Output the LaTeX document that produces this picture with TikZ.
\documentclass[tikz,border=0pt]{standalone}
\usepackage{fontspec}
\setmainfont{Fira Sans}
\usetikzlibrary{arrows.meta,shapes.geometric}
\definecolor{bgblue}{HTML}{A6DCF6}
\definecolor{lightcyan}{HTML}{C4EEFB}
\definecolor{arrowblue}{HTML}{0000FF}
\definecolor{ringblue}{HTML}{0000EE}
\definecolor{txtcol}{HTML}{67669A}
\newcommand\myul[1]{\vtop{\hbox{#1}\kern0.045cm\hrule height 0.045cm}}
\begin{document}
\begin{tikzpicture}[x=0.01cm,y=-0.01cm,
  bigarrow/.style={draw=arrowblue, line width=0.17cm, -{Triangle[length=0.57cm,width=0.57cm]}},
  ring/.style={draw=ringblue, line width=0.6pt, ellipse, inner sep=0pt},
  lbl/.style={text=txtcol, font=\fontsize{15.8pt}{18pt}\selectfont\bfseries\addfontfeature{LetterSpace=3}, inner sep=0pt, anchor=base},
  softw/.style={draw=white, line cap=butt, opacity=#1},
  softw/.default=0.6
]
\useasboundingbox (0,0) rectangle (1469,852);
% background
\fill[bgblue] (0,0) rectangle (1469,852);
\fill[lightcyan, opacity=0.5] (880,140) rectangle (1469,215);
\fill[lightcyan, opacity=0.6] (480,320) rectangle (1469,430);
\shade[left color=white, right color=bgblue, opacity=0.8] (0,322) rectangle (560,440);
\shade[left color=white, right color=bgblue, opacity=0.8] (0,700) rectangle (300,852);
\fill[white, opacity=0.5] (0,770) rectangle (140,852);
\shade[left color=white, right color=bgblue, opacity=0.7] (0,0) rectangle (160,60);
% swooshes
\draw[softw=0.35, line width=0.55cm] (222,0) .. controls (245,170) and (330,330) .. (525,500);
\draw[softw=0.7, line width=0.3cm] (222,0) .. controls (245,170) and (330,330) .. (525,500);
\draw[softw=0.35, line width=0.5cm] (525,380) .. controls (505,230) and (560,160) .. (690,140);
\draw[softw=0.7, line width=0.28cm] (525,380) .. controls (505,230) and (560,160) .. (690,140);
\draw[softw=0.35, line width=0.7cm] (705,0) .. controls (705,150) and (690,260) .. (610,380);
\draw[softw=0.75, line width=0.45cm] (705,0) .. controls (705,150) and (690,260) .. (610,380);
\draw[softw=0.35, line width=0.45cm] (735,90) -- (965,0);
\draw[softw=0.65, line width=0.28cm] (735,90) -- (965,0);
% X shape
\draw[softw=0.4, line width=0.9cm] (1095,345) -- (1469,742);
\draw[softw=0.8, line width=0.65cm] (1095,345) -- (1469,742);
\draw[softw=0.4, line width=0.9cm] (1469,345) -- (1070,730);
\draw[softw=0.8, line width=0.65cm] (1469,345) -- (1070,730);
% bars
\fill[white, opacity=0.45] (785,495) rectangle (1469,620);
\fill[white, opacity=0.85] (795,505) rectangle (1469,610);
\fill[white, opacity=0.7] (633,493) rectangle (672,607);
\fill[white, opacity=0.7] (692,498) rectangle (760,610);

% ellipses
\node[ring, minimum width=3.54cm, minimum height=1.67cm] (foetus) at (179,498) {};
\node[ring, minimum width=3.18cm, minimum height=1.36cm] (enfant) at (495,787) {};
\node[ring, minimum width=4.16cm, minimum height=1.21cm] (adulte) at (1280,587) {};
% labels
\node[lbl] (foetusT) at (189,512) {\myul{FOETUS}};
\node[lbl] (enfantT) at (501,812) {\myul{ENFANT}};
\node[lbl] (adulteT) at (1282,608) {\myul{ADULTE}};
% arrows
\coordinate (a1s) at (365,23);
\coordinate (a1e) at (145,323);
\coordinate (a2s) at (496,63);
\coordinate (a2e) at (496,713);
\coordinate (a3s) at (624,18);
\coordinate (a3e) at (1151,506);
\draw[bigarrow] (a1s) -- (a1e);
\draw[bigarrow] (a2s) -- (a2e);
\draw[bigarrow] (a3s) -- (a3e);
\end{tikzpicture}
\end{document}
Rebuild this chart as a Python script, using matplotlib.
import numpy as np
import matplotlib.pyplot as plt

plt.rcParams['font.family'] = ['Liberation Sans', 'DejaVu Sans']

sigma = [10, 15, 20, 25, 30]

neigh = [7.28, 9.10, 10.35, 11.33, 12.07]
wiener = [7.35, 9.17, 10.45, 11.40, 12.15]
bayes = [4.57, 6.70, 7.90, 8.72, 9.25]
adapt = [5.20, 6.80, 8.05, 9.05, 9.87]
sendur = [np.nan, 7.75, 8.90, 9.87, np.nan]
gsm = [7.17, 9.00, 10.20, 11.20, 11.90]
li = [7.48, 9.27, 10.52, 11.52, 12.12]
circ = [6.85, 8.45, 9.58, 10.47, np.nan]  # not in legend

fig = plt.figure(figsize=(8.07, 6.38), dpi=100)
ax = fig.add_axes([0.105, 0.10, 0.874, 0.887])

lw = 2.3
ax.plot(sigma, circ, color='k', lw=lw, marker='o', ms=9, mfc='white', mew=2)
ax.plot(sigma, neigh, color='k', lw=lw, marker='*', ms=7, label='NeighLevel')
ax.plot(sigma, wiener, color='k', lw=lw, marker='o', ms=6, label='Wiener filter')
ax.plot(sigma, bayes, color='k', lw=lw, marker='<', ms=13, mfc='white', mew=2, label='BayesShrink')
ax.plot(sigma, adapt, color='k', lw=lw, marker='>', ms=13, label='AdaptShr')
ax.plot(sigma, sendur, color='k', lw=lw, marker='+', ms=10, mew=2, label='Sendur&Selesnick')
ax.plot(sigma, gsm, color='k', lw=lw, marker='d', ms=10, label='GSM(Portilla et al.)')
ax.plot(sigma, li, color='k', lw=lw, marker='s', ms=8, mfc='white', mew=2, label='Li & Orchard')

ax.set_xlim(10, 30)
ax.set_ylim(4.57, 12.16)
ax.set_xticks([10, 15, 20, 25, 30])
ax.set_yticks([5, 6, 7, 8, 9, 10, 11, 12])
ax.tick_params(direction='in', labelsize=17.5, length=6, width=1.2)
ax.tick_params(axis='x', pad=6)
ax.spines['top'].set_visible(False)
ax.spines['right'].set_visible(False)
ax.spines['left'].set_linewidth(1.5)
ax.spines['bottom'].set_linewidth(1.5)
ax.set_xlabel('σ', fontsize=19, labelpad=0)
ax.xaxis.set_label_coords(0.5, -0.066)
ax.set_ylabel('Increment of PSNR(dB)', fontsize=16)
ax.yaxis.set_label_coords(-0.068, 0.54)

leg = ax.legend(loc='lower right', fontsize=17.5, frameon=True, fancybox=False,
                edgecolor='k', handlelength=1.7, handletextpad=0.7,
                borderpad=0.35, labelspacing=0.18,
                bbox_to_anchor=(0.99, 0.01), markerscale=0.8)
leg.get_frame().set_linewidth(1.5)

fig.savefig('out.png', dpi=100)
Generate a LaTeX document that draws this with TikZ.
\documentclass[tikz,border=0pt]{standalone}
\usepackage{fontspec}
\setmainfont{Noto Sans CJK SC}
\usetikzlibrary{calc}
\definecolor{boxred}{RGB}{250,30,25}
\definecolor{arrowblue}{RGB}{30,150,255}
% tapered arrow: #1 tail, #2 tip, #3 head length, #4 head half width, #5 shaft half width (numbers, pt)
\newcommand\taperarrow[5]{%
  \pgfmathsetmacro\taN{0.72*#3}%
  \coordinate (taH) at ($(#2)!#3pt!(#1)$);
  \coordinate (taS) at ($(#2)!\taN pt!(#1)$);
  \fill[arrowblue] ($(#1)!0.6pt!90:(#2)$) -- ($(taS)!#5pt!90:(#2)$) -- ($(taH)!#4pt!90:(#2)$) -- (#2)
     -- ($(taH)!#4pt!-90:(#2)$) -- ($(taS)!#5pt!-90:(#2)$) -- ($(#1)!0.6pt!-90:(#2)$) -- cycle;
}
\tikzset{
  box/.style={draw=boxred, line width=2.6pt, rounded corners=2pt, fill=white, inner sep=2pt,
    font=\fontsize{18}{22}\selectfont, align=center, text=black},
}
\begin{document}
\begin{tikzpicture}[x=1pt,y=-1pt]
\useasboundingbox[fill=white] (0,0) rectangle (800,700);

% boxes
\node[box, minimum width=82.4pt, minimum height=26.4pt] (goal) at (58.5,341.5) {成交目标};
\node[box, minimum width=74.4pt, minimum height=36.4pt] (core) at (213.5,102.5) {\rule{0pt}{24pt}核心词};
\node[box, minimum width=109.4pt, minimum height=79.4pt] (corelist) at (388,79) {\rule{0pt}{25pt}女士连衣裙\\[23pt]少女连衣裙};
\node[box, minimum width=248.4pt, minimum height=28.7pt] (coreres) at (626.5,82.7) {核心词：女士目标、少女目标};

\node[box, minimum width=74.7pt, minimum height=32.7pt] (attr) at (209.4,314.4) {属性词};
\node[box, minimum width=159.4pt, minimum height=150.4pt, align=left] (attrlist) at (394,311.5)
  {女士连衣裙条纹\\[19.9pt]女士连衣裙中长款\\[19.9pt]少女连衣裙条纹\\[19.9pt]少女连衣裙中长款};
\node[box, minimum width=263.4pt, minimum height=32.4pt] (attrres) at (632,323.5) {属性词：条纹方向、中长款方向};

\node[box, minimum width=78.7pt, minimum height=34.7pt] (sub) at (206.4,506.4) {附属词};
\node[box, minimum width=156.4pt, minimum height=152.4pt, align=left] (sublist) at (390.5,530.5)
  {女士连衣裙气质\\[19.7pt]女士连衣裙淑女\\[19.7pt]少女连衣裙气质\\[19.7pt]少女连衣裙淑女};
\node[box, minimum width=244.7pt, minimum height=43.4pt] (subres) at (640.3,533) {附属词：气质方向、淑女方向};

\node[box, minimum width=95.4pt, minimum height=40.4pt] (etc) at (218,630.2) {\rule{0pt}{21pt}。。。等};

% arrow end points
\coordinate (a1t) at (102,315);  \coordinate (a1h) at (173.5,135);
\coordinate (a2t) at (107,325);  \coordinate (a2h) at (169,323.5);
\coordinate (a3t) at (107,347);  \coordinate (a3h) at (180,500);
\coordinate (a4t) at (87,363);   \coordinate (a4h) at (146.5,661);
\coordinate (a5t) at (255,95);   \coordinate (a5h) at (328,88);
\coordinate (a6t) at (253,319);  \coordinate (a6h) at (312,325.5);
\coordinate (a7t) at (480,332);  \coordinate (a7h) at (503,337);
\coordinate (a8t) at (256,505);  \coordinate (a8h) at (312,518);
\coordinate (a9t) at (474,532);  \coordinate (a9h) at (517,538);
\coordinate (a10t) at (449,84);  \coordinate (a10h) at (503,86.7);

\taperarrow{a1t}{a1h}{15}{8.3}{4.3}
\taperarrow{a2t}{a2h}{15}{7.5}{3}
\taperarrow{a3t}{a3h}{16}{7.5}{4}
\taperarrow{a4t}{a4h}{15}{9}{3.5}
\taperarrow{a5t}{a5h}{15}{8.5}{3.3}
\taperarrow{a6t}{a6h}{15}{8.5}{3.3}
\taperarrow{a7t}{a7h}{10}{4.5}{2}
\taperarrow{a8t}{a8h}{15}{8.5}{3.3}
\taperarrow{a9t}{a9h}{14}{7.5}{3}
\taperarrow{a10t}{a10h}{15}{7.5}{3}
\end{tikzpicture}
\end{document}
==========
▶ [Given request] Output nothing but the number of lines in the data containing the string "that".

▶ [Response below] 2